2. Besitzt ein Bürger der Rußländischen Föderation die Staatsangehörigkeit eines ausländischen Staates, so schmälert dies nicht seine Rechte und Freiheiten und befreit ihn nicht von den sich aus der rußländischen Staatsangehörigkeit ergebenden Pflichten, wenn nicht ein anderes durch Bundesgesetz oder völkerrechtlichen Vertrag der Rußländischen Föderation vorgesehen ist.
3. Ausländer und Staatenlose genießen in der Rußländischen Föderation die gleichen Rechte und tragen die gleichen Pflichten wie die Bürger der Rußländischen Föderation, außer in den durch Bundesgesetz oder völkerrechtlichen Vertrag der Rußländischen Föderation festgelegten Fällen.
Artikel 63
1. Die Rußländische Föderation gewährt Ausländern und Staatenlosen politisches Asyl entsprechend den allgemein anerkannten Normen des Völkerrechts.

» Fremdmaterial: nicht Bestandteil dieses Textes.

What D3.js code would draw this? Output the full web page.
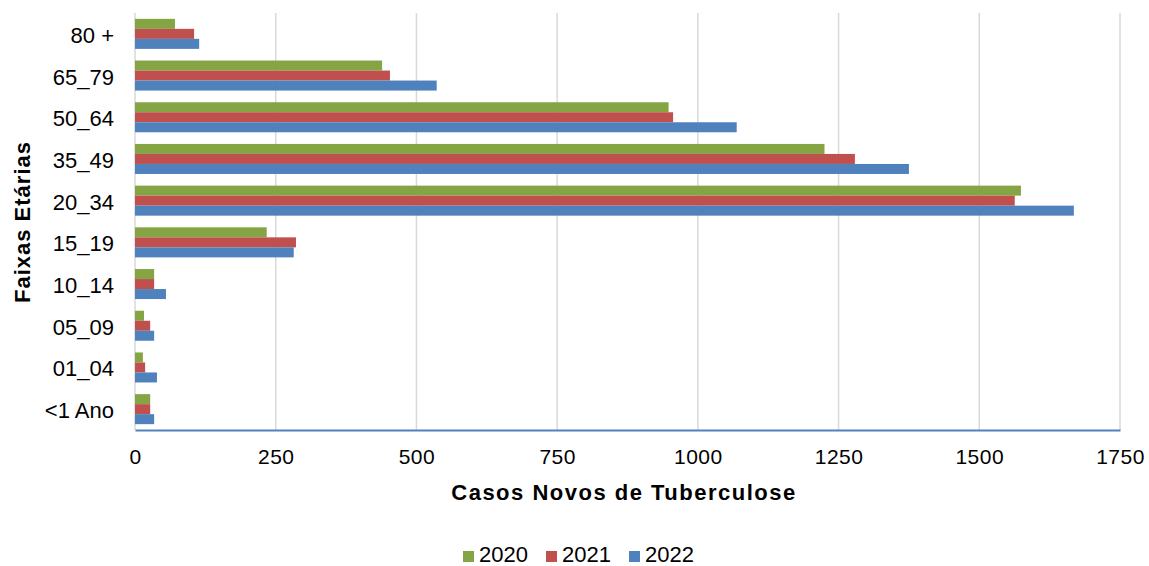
<!DOCTYPE html>
<html>
<head>
<meta charset="utf-8">
<script src="https://cdn.jsdelivr.net/npm/d3@7"></script>
<style>
  body { margin: 0; background: #fff; }
  text { font-family: "Liberation Sans", Arial, sans-serif; fill: #000; }
</style>
</head>
<body>
<div id="wrapper"></div>
<script>
// faixas etárias, de baixo para cima
const faixas = ["<1 Ano", "01_04", "05_09", "10_14", "15_19", "20_34", "35_49", "50_64", "65_79", "80 +"];
const anos = ["2020", "2021", "2022"];
const casos2020 = [27, 14, 16, 34, 234, 1574, 1225, 948, 439, 71];
const casos2021 = [27, 18, 27, 34, 286, 1563, 1279, 956, 453, 105];
const casos2022 = [34, 39, 34, 55, 282, 1668, 1375, 1069, 536, 114];
const ticksX = [0, 250, 500, 750, 1000, 1250, 1500, 1750];
const cores = ["#85A545", "#C0504D", "#4F81BD"];

function build() {
    const series = [casos2020, casos2021, casos2022];
    const data = [];
    faixas.forEach((f, i) => {
        anos.forEach((a, j) => {
            data.push({faixa: f, ano: a, valor: series[j][i]});
        });
    });

    const dimension = {
        width: 1149,
        height: 566,
        margin: {top: 13, right: 29, bottom: 136, left: 135}
    };
    dimension.boundedWidth = dimension.width - dimension.margin.left - dimension.margin.right;
    dimension.boundedHeight = dimension.height - dimension.margin.top - dimension.margin.bottom;

    const wrapper = d3.select("#wrapper")
        .append("svg")
        .attr("width", dimension.width)
        .attr("height", dimension.height);

    const bounds = wrapper.append("g")
        .attr("transform", `translate(${dimension.margin.left},${dimension.margin.top})`);

    const x = d3.scaleLinear()
        .domain([0, 1750])
        .range([0, dimension.boundedWidth]);

    // primeira faixa embaixo
    const y = d3.scaleBand()
        .domain(faixas.slice().reverse())
        .range([0, dimension.boundedHeight])
        .paddingInner(0.28)
        .paddingOuter(0.14);

    const y1 = d3.scaleBand()
        .domain(anos)
        .range([0, y.bandwidth()]);

    const color = d3.scaleOrdinal().domain(anos).range(cores);

    // grid
    bounds.append("g")
        .selectAll("line")
        .data(ticksX)
        .enter()
        .append("line")
        .attr("x1", d => x(d))
        .attr("x2", d => x(d))
        .attr("y1", 0)
        .attr("y2", dimension.boundedHeight)
        .style("stroke", "#D9D9D9")
        .style("stroke-width", 1.5);

    bounds.append("g")
        .selectAll("rect")
        .data(data)
        .enter()
        .append("rect")
        .attr("x", x(0))
        .attr("y", d => y(d.faixa) + y1(d.ano))
        .attr("width", d => x(d.valor) - x(0))
        .attr("height", y1.bandwidth())
        .style("fill", d => color(d.ano));

    // eixo x
    const xAxis = bounds.append("g")
        .attr("transform", `translate(0,${dimension.boundedHeight})`)
        .call(d3.axisBottom(x).tickValues(ticksX).tickFormat(d3.format("d")).tickSize(0).tickPadding(19));
    xAxis.select(".domain").style("stroke", "#4F81BD").style("stroke-width", 2);
    xAxis.selectAll("text")
        .style("font-size", "21px")
        .style("letter-spacing", "0.5px")
        .style("font-family", "Liberation Sans, Arial, sans-serif");

    // eixo y
    const yAxis = bounds.append("g")
        .attr("transform", "translate(0,2)")
        .call(d3.axisLeft(y).tickSize(0).tickPadding(21));
    yAxis.select(".domain").remove();
    yAxis.selectAll("text")
        .style("font-size", "22px")
        .style("font-family", "Liberation Sans, Arial, sans-serif");

    // títulos
    wrapper.append("text")
        .attr("x", 624)
        .attr("y", 500)
        .attr("text-anchor", "middle")
        .style("font-size", "22px")
        .style("letter-spacing", "1.5px")
        .style("font-weight", "bold")
        .text("Casos Novos de Tuberculose");

    wrapper.append("text")
        .attr("transform", `translate(30,222) rotate(-90)`)
        .attr("text-anchor", "middle")
        .style("font-size", "22px")
        .style("letter-spacing", "1px")
        .style("font-weight", "bold")
        .text("Faixas Etárias");

    // legenda
    const legend = wrapper.append("g")
        .attr("transform", "translate(463,551)");
    const item = legend.selectAll("g")
        .data(anos)
        .enter()
        .append("g")
        .attr("transform", (d, i) => `translate(${i * 83},0)`);
    item.append("rect")
        .attr("width", 11)
        .attr("height", 11)
        .style("fill", d => color(d));
    item.append("text")
        .attr("x", 16)
        .attr("y", 11)
        .style("font-size", "22px")
        .text(d => d);
}

build();
</script>
</body>
</html>
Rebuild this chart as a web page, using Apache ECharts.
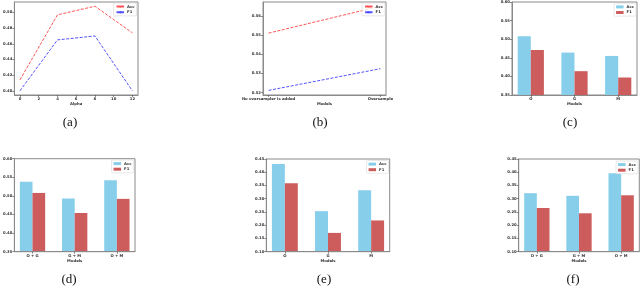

2. In der Rußländischen Föderation ist die Auslieferung von Personen, die wegen ihrer politischen Überzeugung sowie wegen in der Rußländischen Föderation nicht als Straftaten angesehenen Handlungen (oder Unterlassung), verfolgt werden, an andere Staaten unzulässig. Die Auslieferung von Personen, die einer Straftat beschuldigt sind, und ebenso von Verurteilten, die ihre Strafe in anderen Staaten verbüßen sollen, richtet sich nach Bundesgesetz oder völkerrechtlichem Vertrag der Rußländischen Föderation.
Artikel 64
Die Bestimmungen dieses Kapitels bilden die Grundlagen der Rechtsstellung des Einzelnen in der Rußländischen Föderation und dürfen nur in dem durch die vorliegende Verfassung festgelegten Verfahren geändert werden.